Many faster parallel algorithms for solving the parenthesization problem have been proposed, but they are not cost-optimal and are applicable only to theoretical models such as the PRAM. For example, a generalized method for parallelizing such programs is described by Valiant et al. [VSBR83] that leads directly to formulations that run in time O (log² n) on O (n⁹) processing elements. Rytter [Ryt88] uses the parallel pebble game on trees to reduce the number of processing elements to O (n⁶/log n) for a CREW PRAM and O (n⁶) for a hypercube, yet solves this problem in time O (log² n). Huang et al. [HLV90] present a similar algorithm for CREW PRAM models that run in time O ( log n) on O (n^3.5 log n) processing elements. DeMello et al. [DCG90] use vectorized formulations of DP for the Cray to solve optimal control problems.

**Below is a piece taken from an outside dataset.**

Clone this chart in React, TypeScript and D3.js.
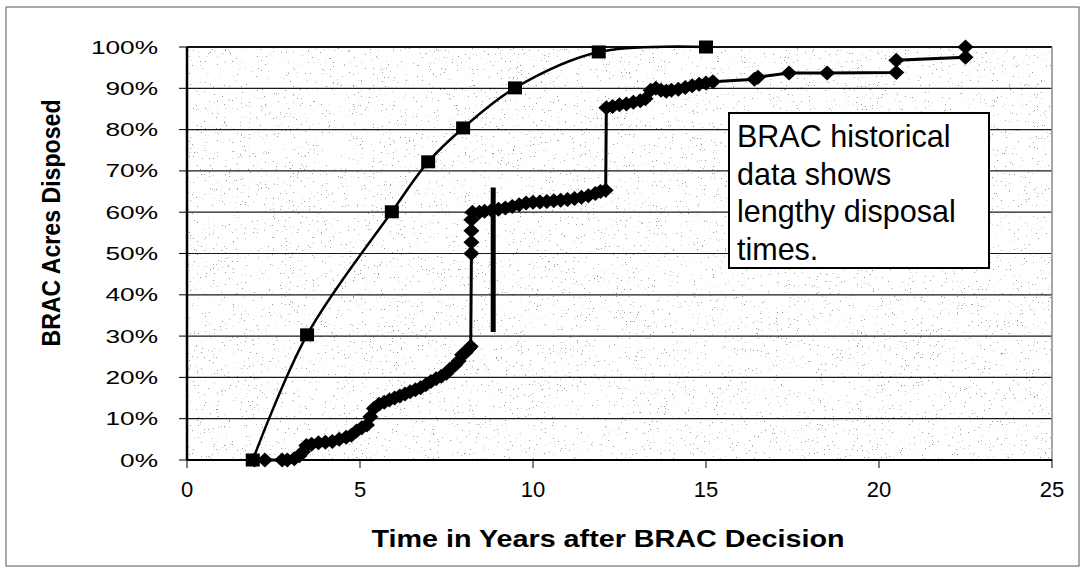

As we have seen, the serial polyadic formulation of the 0/1 knapsack problem is difficult to parallelize due to lack of communication locality. Lee et al. [LSS88] use specific characteristics of the knapsack problem and derive a divide-and-conquer strategy for parallelizing the DP algorithm for the 0/1 knapsack problem on a MIMD message-passing computer (Problem 12.2). Lee et al. demonstrate experimentally that it is possible to obtain linear speedup for large instances of the problem on a hypercube.